◆ **EXERCISE DESCRIPTION**: No pictures belong in the copy; return exactly the lines from the one with "Emit a Python" through the one with "plt.rcParams['font.family'] = ['Liberation", both ends included, and nothing else.

◆ **DATA**:
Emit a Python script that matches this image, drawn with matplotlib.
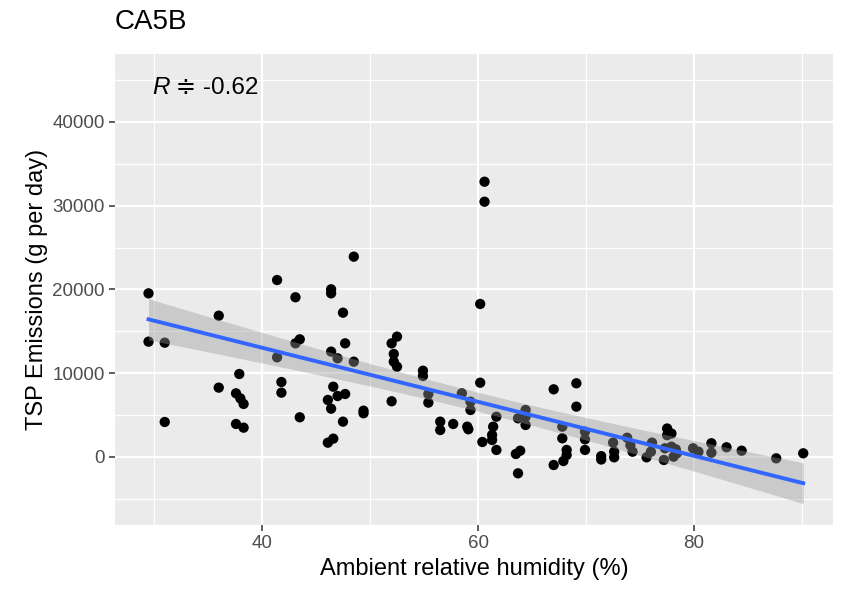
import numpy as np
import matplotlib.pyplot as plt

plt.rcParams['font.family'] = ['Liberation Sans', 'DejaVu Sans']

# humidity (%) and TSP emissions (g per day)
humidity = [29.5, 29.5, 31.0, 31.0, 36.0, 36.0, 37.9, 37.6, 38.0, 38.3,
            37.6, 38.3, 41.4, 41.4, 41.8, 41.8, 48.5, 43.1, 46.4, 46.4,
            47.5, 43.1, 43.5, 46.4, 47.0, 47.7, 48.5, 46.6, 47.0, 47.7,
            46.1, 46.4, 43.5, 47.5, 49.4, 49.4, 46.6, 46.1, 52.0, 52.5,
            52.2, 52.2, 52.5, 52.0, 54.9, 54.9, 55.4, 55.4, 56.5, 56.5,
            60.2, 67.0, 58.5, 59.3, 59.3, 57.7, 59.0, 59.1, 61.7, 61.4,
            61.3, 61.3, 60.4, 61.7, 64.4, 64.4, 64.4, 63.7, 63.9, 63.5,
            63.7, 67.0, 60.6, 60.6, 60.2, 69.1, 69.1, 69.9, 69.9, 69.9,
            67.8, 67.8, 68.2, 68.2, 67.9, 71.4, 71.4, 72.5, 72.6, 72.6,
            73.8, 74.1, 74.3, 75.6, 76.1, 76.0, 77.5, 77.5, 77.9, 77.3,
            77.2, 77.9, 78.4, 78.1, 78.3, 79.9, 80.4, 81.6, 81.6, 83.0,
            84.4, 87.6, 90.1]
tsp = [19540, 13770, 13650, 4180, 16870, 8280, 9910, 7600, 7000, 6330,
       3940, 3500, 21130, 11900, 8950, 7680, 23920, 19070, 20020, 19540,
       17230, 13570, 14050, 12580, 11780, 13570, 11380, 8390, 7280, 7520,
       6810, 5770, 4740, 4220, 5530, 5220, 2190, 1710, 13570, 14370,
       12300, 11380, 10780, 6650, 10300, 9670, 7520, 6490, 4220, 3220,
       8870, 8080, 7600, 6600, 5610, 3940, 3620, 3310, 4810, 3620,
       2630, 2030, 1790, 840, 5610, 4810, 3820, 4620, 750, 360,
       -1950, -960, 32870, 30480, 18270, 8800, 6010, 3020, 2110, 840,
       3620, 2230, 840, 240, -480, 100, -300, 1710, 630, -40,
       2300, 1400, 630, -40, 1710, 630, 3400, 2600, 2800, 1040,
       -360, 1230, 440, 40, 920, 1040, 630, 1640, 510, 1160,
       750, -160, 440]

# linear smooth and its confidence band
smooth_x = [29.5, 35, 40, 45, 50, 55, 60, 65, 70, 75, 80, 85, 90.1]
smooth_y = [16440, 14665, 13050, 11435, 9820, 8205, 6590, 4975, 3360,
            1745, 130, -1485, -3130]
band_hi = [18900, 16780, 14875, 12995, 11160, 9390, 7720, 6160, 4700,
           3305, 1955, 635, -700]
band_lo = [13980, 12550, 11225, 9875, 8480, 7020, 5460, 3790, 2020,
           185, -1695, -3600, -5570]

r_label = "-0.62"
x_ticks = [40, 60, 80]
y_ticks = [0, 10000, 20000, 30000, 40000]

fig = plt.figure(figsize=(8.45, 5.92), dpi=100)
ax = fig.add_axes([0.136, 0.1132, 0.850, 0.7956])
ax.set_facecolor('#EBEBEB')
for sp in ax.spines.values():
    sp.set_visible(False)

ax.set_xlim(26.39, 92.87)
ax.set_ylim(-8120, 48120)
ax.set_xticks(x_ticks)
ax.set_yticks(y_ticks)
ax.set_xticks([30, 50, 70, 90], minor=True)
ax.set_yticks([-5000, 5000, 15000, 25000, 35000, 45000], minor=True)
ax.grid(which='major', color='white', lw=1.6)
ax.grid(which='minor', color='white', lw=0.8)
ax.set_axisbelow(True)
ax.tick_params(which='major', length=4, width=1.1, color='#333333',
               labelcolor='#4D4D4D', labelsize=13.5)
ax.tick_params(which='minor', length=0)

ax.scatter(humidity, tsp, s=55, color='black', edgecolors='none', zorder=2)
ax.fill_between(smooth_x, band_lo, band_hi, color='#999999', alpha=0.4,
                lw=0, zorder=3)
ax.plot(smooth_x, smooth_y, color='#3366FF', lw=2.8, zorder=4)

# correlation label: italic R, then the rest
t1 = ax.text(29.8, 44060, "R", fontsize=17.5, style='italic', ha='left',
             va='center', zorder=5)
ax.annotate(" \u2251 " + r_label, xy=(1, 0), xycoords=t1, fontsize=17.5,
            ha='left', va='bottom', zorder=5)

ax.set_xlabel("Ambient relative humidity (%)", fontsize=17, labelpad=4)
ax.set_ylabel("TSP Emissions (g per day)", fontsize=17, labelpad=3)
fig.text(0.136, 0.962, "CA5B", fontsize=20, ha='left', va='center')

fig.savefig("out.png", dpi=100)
...
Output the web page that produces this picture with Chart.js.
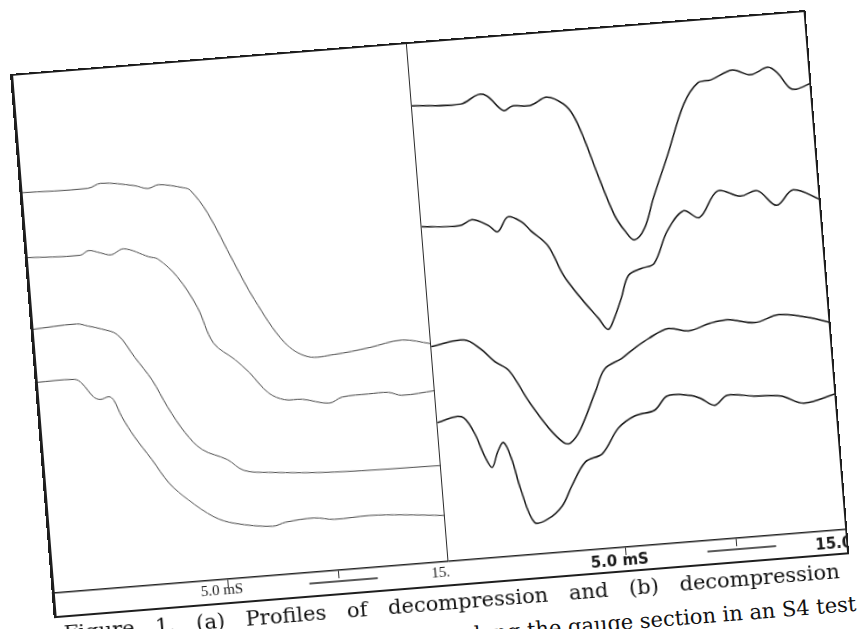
...
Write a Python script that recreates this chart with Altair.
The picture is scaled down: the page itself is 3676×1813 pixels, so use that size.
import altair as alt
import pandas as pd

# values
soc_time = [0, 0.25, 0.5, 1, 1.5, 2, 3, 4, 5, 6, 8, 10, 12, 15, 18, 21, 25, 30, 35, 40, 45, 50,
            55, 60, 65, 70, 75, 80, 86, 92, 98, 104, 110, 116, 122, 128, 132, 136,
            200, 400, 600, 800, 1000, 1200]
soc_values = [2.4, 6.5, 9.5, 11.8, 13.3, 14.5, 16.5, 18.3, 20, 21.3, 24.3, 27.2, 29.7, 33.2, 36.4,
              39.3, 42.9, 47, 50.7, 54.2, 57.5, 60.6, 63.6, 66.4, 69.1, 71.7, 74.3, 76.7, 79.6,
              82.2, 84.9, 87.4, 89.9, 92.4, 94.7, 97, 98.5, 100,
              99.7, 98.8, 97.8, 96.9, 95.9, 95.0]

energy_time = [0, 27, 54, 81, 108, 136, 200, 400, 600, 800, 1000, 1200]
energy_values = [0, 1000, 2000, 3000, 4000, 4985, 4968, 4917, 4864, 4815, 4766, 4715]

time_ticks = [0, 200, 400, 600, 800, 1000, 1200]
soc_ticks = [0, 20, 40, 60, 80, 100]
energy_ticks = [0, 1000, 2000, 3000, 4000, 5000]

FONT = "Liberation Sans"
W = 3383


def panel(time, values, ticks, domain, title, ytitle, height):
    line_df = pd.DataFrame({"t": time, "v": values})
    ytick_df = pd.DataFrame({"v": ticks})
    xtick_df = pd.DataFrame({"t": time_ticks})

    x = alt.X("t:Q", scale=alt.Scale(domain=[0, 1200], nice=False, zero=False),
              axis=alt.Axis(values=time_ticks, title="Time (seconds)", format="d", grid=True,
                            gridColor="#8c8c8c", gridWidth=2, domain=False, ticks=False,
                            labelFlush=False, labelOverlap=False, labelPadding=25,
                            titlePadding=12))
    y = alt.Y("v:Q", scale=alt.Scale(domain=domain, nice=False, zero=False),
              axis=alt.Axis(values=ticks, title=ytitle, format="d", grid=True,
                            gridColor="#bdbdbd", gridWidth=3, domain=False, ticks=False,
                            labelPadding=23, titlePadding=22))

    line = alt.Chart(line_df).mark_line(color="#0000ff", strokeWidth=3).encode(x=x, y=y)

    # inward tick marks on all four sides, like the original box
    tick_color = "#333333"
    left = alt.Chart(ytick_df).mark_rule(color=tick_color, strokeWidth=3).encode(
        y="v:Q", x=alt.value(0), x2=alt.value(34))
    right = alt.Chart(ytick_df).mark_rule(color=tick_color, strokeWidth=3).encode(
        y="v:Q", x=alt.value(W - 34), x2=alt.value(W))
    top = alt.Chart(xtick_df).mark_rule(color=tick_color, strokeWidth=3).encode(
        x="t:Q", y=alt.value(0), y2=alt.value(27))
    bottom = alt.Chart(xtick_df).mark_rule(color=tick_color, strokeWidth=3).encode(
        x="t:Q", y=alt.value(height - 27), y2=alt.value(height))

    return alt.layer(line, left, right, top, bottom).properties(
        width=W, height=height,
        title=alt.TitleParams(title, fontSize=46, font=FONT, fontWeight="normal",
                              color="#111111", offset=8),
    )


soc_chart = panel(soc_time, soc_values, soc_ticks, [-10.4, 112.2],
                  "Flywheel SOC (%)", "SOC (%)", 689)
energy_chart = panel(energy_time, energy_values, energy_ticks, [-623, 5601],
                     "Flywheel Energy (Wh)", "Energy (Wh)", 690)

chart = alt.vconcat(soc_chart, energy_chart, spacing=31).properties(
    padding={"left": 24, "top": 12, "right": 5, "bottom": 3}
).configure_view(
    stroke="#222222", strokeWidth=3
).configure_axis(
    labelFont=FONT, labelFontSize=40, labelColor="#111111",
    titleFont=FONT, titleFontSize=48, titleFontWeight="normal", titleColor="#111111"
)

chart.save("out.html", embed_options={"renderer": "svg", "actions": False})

◆ **EXERCISE ANSWER**:
Emit a Python script that matches this image, drawn with matplotlib.
import numpy as np
import matplotlib.pyplot as plt

plt.rcParams['font.family'] = ['Liberation Sans', 'DejaVu Sans']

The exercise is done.